Re: [PATCH 1/3] signal(i386): alternative signal stack wraparound occurs

From: Mikael Pettersson
Date: Wed Oct 03 2007 - 09:47:02 EST


On Wed, 3 Oct 2007 22:20:46 +0900, KAMEZAWA Hiroyuki wrote:
> On Wed, 3 Oct 2007 21:40:29 +0900
> KAMEZAWA Hiroyuki <kamezawa.hiroyu@xxxxxxxxxxxxxx> wrote:
>
> > On Wed, 3 Oct 2007 14:20:07 +0200 (MEST)
> > Mikael Pettersson <mikpe@xxxxxxxx> wrote:
> >
> > > What I don't agree with is the logic itself:
> > > - You only catch altstack overflow caused by the kernel pushing
> > > a sigframe. You don't catch overflow caused by the user-space
> > > signal handler pushing its own stack frame after the sigframe.
> > > - SUSv3 specifies the effect of altstack overflow as "undefined".

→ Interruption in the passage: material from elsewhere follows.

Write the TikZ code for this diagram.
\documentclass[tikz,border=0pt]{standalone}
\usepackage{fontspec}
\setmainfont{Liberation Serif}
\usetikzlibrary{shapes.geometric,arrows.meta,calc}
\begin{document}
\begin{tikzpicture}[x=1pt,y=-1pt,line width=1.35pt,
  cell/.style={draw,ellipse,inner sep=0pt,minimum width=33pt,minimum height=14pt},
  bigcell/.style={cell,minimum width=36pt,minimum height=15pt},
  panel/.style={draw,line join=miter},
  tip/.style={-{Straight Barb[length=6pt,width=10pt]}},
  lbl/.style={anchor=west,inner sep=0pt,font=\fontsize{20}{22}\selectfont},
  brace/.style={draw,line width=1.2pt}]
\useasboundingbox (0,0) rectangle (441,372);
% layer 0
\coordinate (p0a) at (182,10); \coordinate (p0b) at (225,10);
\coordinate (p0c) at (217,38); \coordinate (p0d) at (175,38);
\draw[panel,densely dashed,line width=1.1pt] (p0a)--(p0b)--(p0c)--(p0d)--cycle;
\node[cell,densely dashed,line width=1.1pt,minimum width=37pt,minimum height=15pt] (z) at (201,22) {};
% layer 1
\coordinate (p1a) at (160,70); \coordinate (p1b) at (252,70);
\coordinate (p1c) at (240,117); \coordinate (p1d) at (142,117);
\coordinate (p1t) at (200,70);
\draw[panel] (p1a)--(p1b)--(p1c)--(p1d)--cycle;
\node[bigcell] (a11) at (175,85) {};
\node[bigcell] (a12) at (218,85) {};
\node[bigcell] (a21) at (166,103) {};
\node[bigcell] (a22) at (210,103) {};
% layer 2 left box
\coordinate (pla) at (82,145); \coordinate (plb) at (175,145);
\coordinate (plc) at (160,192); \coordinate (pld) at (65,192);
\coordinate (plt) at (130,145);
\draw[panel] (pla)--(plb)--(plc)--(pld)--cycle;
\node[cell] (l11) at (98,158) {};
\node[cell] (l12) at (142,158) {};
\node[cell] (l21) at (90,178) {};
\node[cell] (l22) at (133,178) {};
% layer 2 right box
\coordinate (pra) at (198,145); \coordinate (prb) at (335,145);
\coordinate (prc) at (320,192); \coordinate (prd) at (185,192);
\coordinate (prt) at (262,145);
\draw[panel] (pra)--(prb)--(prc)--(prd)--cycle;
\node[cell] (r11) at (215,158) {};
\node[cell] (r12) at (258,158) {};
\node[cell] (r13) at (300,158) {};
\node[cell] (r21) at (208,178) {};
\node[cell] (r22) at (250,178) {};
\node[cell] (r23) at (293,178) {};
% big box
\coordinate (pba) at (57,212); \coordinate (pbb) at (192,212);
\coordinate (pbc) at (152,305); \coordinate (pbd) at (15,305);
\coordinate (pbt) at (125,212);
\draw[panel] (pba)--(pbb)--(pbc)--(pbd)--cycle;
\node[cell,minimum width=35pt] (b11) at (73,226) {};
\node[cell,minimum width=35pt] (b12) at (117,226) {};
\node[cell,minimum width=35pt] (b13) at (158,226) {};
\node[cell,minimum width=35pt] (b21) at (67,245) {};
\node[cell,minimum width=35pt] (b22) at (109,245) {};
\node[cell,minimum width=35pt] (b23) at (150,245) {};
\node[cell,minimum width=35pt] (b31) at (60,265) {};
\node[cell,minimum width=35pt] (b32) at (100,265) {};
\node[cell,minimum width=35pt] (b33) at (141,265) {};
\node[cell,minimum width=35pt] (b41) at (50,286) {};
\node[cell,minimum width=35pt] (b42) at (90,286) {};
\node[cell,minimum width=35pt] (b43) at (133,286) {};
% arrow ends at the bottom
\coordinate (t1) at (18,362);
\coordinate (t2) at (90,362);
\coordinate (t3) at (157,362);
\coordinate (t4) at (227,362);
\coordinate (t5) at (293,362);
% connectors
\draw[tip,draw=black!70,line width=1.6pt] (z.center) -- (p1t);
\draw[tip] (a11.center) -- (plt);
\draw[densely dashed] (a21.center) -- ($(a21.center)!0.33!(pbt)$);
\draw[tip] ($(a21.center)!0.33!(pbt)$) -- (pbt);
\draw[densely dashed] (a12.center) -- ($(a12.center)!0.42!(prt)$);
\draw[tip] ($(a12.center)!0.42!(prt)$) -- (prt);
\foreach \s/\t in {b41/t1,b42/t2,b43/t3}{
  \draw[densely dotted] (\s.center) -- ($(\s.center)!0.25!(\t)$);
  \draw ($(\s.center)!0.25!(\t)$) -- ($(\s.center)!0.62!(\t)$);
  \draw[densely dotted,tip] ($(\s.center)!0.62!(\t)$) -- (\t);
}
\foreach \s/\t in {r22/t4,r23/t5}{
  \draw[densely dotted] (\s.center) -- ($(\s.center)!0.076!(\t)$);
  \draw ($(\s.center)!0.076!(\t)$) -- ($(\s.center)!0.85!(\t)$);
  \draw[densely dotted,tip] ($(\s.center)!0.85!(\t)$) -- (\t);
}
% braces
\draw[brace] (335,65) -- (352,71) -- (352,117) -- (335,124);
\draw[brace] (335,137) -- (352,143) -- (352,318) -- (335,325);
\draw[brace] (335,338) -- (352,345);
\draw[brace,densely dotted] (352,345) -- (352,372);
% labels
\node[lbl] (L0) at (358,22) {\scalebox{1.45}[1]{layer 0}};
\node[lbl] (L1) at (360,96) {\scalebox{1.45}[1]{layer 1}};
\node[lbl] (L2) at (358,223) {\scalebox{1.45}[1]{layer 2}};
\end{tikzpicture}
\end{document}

> > > - The overflow problem can be solved in user-space: allocate the
> > > altstack with mmap(), then mprotect() the lowest page to prevent
> > > accesses to it. Any overflow into it, by the kernel's signal
> > > delivery code or by the user-space signal handler, will be caught.
> > >
> > > So this patch gets a NAK from me.
> > >
> >
> > I can understand what you say, but a program which meets this problem
> > cannot be debugged ;(
> >
> > gdb just shows infinit loop of function frames and origignal signal frame
> > which includes the most important information is overwritten.
> >
> there is a difference among user's stack overflow and kernel's.
> - user's stack overflow just breaks memory next to stack frame.

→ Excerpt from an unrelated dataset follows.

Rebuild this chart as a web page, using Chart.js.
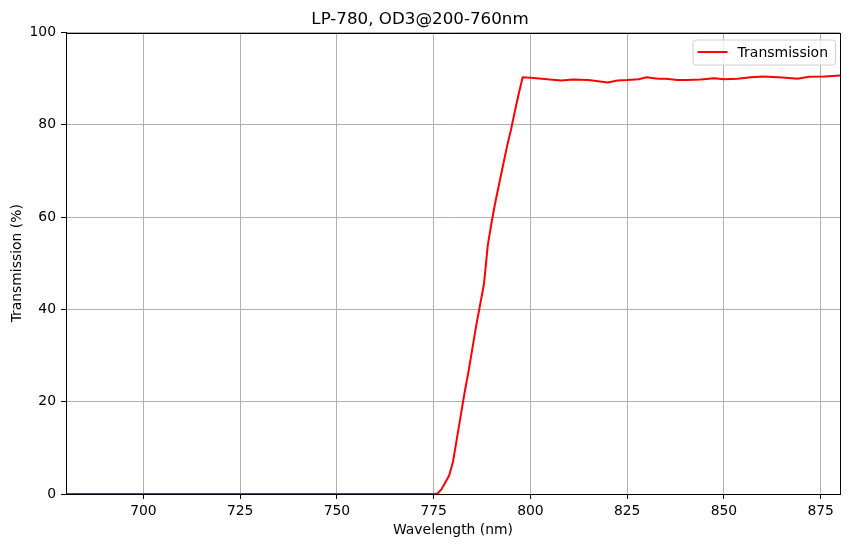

> - kernel's altstack overflow, which this patch tries to fix, breaks
> the bottom of altstack bacause %esp goes back to the bottom
> of ths altstack when it exceeds altstack range.
> This behavior overwrite orignail stack frame and shows infinit loop
> of function call to gdb and never stop with 100% cpu usage.

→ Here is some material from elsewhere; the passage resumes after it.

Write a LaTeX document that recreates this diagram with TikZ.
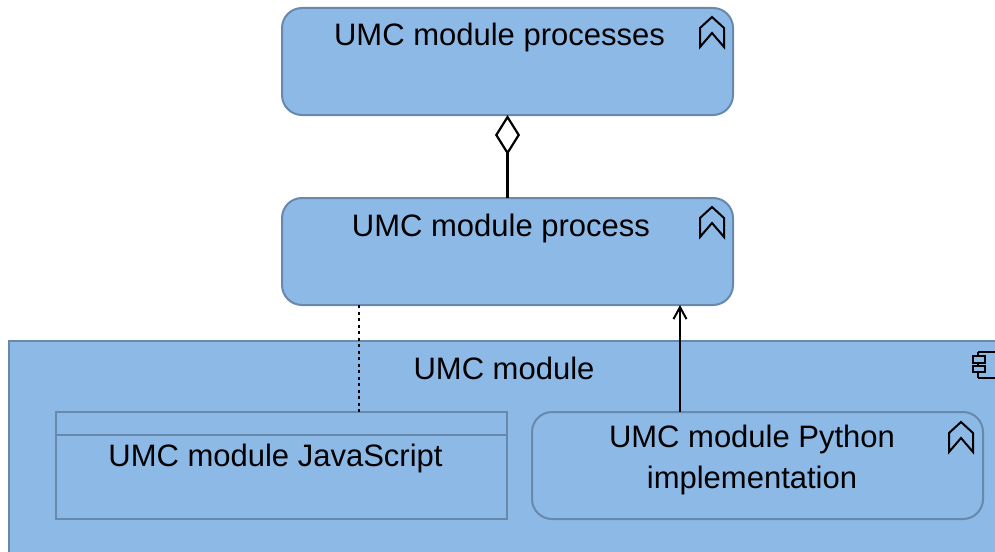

The proposed kernel signal delivery patch only handles the case
where the /sigframe/ ends up overlapping the end of the altstack.
If the sigframe remains within the altstack boundaries but the
user-space signal handler adds an /ordinary stack frame/ that
moves SP beyond the altstack limit, then the kernel patch solves
nothing and recursive signals will cause altstack wraparound.

On the other hand, the user-space technique of making the lowest
page(s) in the altstack inaccessible handles both cases of overflow.